Ocean has here become a boy worth unwaveringly rejoicing in, and that's said having staunchly avowed to agnosticism prior to the pressing of play. As such although an HD TV may be "too real" for him at the minute, you can't help but pray that bit of 2k12 tech, along with an enriched knowledge of bottles of wine he can't as yet pronounce may surely be promised the prodigally talented Wolf fled from the ignorance of the OF pack. And whilst a patina of perspiration may coat his carved features upon sleeve note photo, he's nothing to sweat about nor fret over now: his first time is done and dusted. Appositely, there's a sort of virginal innocence to many a channel ORANGE missive.

The issue bubbling under the surface however reverts to Ocean's sexuality and that declaration. For it should bear no relevance neither on he, nor we, nor the records he feels he can and can't out, nor even our impression of.
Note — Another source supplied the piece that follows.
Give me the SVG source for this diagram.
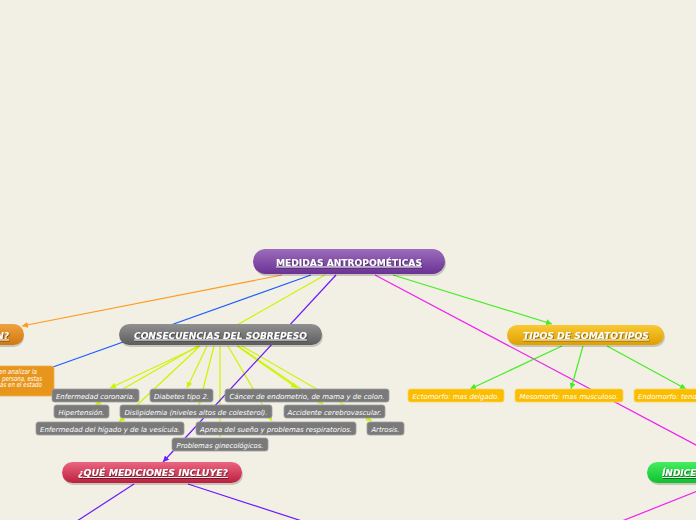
<svg xmlns="http://www.w3.org/2000/svg" width="696" height="520" viewBox="0 0 696 520">
<style>
.bg{fill:#f2efe4}
.c{fill:none;stroke-width:1.2}
.t{font-family:"DejaVu Sans",Verdana,sans-serif;font-weight:bold;font-size:9px;fill:#fff;text-decoration:underline}
.it{font-style:italic}
.s{font-family:"DejaVu Sans",Verdana,sans-serif;font-style:italic;font-size:7px;fill:#fff}
.gb{fill:#7a7a7a;stroke:#a0a0a0;stroke-width:0.8}
.yb{fill:#fbbd00;stroke:#fdd560;stroke-width:0.8}
.sh{fill:#000;opacity:0.18}
</style>
<defs>
<linearGradient id="gp" x1="0" y1="0" x2="0" y2="1"><stop offset="0" stop-color="#9c6cbc"/><stop offset="1" stop-color="#6a3294"/></linearGradient>
<linearGradient id="gg" x1="0" y1="0" x2="0" y2="1"><stop offset="0" stop-color="#919191"/><stop offset="1" stop-color="#5c5c5c"/></linearGradient>
<linearGradient id="gy" x1="0" y1="0" x2="0" y2="1"><stop offset="0" stop-color="#f9c935"/><stop offset="1" stop-color="#dfa000"/></linearGradient>
<linearGradient id="gr" x1="0" y1="0" x2="0" y2="1"><stop offset="0" stop-color="#ea6680"/><stop offset="1" stop-color="#bd1f3e"/></linearGradient>
<linearGradient id="gn" x1="0" y1="0" x2="0" y2="1"><stop offset="0" stop-color="#45ee5e"/><stop offset="1" stop-color="#0fc02e"/></linearGradient>
<linearGradient id="go" x1="0" y1="0" x2="0" y2="1"><stop offset="0" stop-color="#f0a23e"/><stop offset="1" stop-color="#cf7812"/></linearGradient>
<filter id="ts" x="-10%" y="-30%" width="120%" height="160%"><feDropShadow dx="0.6" dy="0.8" stdDeviation="0.4" flood-color="#000" flood-opacity="0.6"/></filter>
<marker id="ay" viewBox="0 0 10 10" refX="10" refY="5" markerWidth="6" markerHeight="6" orient="auto" markerUnits="userSpaceOnUse"><path d="M0,0L10,5L0,10z" fill="#ccf500"/></marker>
<marker id="ag" viewBox="0 0 10 10" refX="10" refY="5" markerWidth="6" markerHeight="6" orient="auto" markerUnits="userSpaceOnUse"><path d="M0,0L10,5L0,10z" fill="#44ee22"/></marker>
<marker id="ao" viewBox="0 0 10 10" refX="10" refY="5" markerWidth="6" markerHeight="6" orient="auto" markerUnits="userSpaceOnUse"><path d="M0,0L10,5L0,10z" fill="#ff9a1a"/></marker>
<marker id="av" viewBox="0 0 10 10" refX="10" refY="5" markerWidth="6" markerHeight="6" orient="auto" markerUnits="userSpaceOnUse"><path d="M0,0L10,5L0,10z" fill="#6a1aff"/></marker>
</defs>
<rect class="bg" x="0" y="0" width="696" height="520"/>

<g id="connectors">
<line class="c" stroke="#ff9a1a" x1="282" y1="275" x2="22" y2="326" marker-end="url(#ao)"/>
<line class="c" stroke="#1a5cff" x1="311" y1="275" x2="53" y2="367"/>
<line class="c" stroke="#ccf500" x1="325" y1="275" x2="237" y2="325"/>
<line class="c" stroke="#ee22ee" x1="375" y1="275" x2="730" y2="463"/>
<line class="c" stroke="#44ee22" x1="393" y1="275" x2="552" y2="324" marker-end="url(#ag)"/>
<line class="c" stroke="#44ee22" x1="562" y1="346" x2="470" y2="389" marker-end="url(#ag)"/>
<line class="c" stroke="#44ee22" x1="583" y1="346" x2="571" y2="389" marker-end="url(#ag)"/>
<line class="c" stroke="#44ee22" x1="607" y1="346" x2="686" y2="389" marker-end="url(#ag)"/>
<line class="c" stroke="#ccf500" x1="200" y1="346" x2="110" y2="388" marker-end="url(#ay)"/>
<line class="c" stroke="#ccf500" x1="198" y1="346" x2="95" y2="405" marker-end="url(#ay)"/>
<line class="c" stroke="#ccf500" x1="200" y1="346" x2="119" y2="422" marker-end="url(#ay)"/>
<line class="c" stroke="#ccf500" x1="207" y1="346" x2="187" y2="388" marker-end="url(#ay)"/>
<line class="c" stroke="#ccf500" x1="214" y1="346" x2="199" y2="405" marker-end="url(#ay)"/>
<line class="c" stroke="#ccf500" x1="220" y1="346" x2="220" y2="437" marker-end="url(#ay)"/>
<line class="c" stroke="#ccf500" x1="228" y1="346" x2="272" y2="421" marker-end="url(#ay)"/>
<line class="c" stroke="#ccf500" x1="237" y1="346" x2="297" y2="388" marker-end="url(#ay)"/>
<line class="c" stroke="#ccf500" x1="238" y1="346" x2="323" y2="404" marker-end="url(#ay)"/>
<line class="c" stroke="#ccf500" x1="242" y1="346" x2="372" y2="421" marker-end="url(#ay)"/>
<line class="c" stroke="#6a1aff" x1="336" y1="275" x2="163" y2="462" marker-end="url(#av)"/>
<line class="c" stroke="#6a1aff" x1="134" y1="484" x2="77" y2="521"/>
<line class="c" stroke="#6a1aff" x1="188" y1="484" x2="302" y2="521"/>
<line class="c" stroke="#ee22ee" x1="700" y1="490" x2="622" y2="521"/>
</g>

<g id="n-main">
<rect class="sh" x="254" y="251" width="192" height="25" rx="12.5"/>
<rect x="253" y="249" width="192" height="25" rx="12.5" fill="url(#gp)"/>
<text class="t" x="349" y="265.5" text-anchor="middle" textLength="146" lengthAdjust="spacingAndGlyphs" filter="url(#ts)">MEDIDAS ANTROPOMÉTICAS</text>
</g>

<g id="n-left">
<rect class="sh" x="-149" y="326" width="173" height="21" rx="10.5"/>
<rect x="-150" y="324" width="174" height="21" rx="10.5" fill="url(#go)"/>
<text class="t it" x="9" y="338.5" text-anchor="end" filter="url(#ts)">N?</text>
</g>

<g id="n-left-desc">
<rect x="-150" y="366" width="204" height="30" rx="3" fill="#e8951c" stroke="#f0b050" stroke-width="0.8"/>
<text class="s" x="-1" y="374" font-size="5.5" textLength="38" lengthAdjust="spacingAndGlyphs">en analizar la</text>
<text class="s" x="2" y="380.5" font-size="5.5" textLength="40" lengthAdjust="spacingAndGlyphs">persona, estas</text>
<text class="s" x="0" y="387" font-size="5.5" textLength="42" lengthAdjust="spacingAndGlyphs">as en el estado</text>
</g>

<g id="n-consecuencias">
<rect class="sh" x="120" y="326" width="203" height="21" rx="10.5"/>
<rect x="119" y="324" width="203" height="21" rx="10.5" fill="url(#gg)"/>
<text class="t it" x="220.5" y="338.5" text-anchor="middle" textLength="173" lengthAdjust="spacingAndGlyphs" filter="url(#ts)">CONSECUENCIAS DEL SOBREPESO</text>
</g>

<g id="n-somatotipos">
<rect class="sh" x="508" y="327" width="157" height="20" rx="10"/>
<rect x="507" y="325" width="157" height="20" rx="10" fill="url(#gy)"/>
<text class="t it" x="586" y="338.5" text-anchor="middle" textLength="126" lengthAdjust="spacingAndGlyphs" filter="url(#ts)">TIPOS DE SOMATOTIPOS</text>
</g>

<g id="n-que">
<rect class="sh" x="63" y="464" width="180" height="21" rx="10.5"/>
<rect x="62" y="462" width="180" height="21" rx="10.5" fill="url(#gr)"/>
<text class="t it" x="153" y="476" text-anchor="middle" textLength="150" lengthAdjust="spacingAndGlyphs" filter="url(#ts)">¿QUÉ MEDICIONES INCLUYE?</text>
</g>

<g id="n-indice">
<rect class="sh" x="648" y="464" width="140" height="21" rx="10.5"/>
<rect x="647" y="462" width="140" height="21" rx="10.5" fill="url(#gn)"/>
<text class="t it" x="662" y="476" filter="url(#ts)">ÍNDICE</text>
</g>

<g id="n-coronaria"><rect class="gb" x="52" y="389" width="87" height="13" rx="2.5"/><text class="s" x="95.5" y="398.5" text-anchor="middle" textLength="79" lengthAdjust="spacingAndGlyphs">Enfermedad coronaria.</text></g>
<g id="n-diabetes"><rect class="gb" x="150" y="389" width="63" height="13" rx="2.5"/><text class="s" x="181.5" y="398.5" text-anchor="middle" textLength="55" lengthAdjust="spacingAndGlyphs">Diabetes tipo 2.</text></g>
<g id="n-cancer"><rect class="gb" x="225" y="389" width="164" height="13" rx="2.5"/><text class="s" x="307" y="398.5" text-anchor="middle" textLength="155" lengthAdjust="spacingAndGlyphs">Cáncer de endometrio, de mama y de colon.</text></g>
<g id="n-hipertension"><rect class="gb" x="54" y="405" width="55" height="13" rx="2.5"/><text class="s" x="81.5" y="414.5" text-anchor="middle" textLength="46" lengthAdjust="spacingAndGlyphs">Hipertensión.</text></g>
<g id="n-dislipidemia"><rect class="gb" x="120" y="405" width="152" height="13" rx="2.5"/><text class="s" x="196" y="414.5" text-anchor="middle" textLength="143" lengthAdjust="spacingAndGlyphs">Dislipidemia (niveles altos de colesterol).</text></g>
<g id="n-accidente"><rect class="gb" x="284" y="405" width="101" height="13" rx="2.5"/><text class="s" x="334.5" y="414.5" text-anchor="middle" textLength="94" lengthAdjust="spacingAndGlyphs">Accidente cerebrovascular.</text></g>
<g id="n-higado"><rect class="gb" x="36" y="422" width="148" height="13" rx="2.5"/><text class="s" x="110" y="431.5" text-anchor="middle" textLength="140" lengthAdjust="spacingAndGlyphs">Enfermedad del hígado y de la vesícula.</text></g>
<g id="n-apnea"><rect class="gb" x="196" y="422" width="160" height="13" rx="2.5"/><text class="s" x="276" y="431.5" text-anchor="middle" textLength="152" lengthAdjust="spacingAndGlyphs">Apnea del sueño y problemas respiratorios.</text></g>
<g id="n-artrosis"><rect class="gb" x="367" y="422" width="37" height="13" rx="2.5"/><text class="s" x="385.5" y="431.5" text-anchor="middle" textLength="28" lengthAdjust="spacingAndGlyphs">Artrosis.</text></g>
<g id="n-ginecologicos"><rect class="gb" x="172" y="438" width="96" height="13" rx="2.5"/><text class="s" x="220" y="447.5" text-anchor="middle" textLength="87" lengthAdjust="spacingAndGlyphs">Problemas ginecológicos.</text></g>

<g id="n-ectomorfo"><rect class="yb" x="408" y="389" width="96" height="13" rx="2.5"/><text class="s" x="456" y="398.5" text-anchor="middle" textLength="87" lengthAdjust="spacingAndGlyphs">Ectomorfo: mas delgado.</text></g>
<g id="n-mesomorfo"><rect class="yb" x="515" y="389" width="108" height="13" rx="2.5"/><text class="s" x="569" y="398.5" text-anchor="middle" textLength="99" lengthAdjust="spacingAndGlyphs">Mesomorfo: mas musculoso.</text></g>
<g id="n-endomorfo"><rect class="yb" x="634" y="389" width="140" height="13" rx="2.5"/><text class="s" x="638" y="398.5">Endomorfo: tendencia a engordar.</text></g>
</svg>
Only once we learn to abstain from scrutinising each and every celebrity, and desist from sensationalising this so-called coming out – an inexpressibly repugnant and quasi-primordial term of heterosexual primacy – can we even vaingloriously exclaim to have achieved some form of equality. Until then? Tune into this one, I'd suggest. For Frank Ocean is boulevards ahead of his every contemporary. "Don't no one disturb nirvana" he pleads with a newfound empowerment, and please: don't no one disturb a luminary enlightening.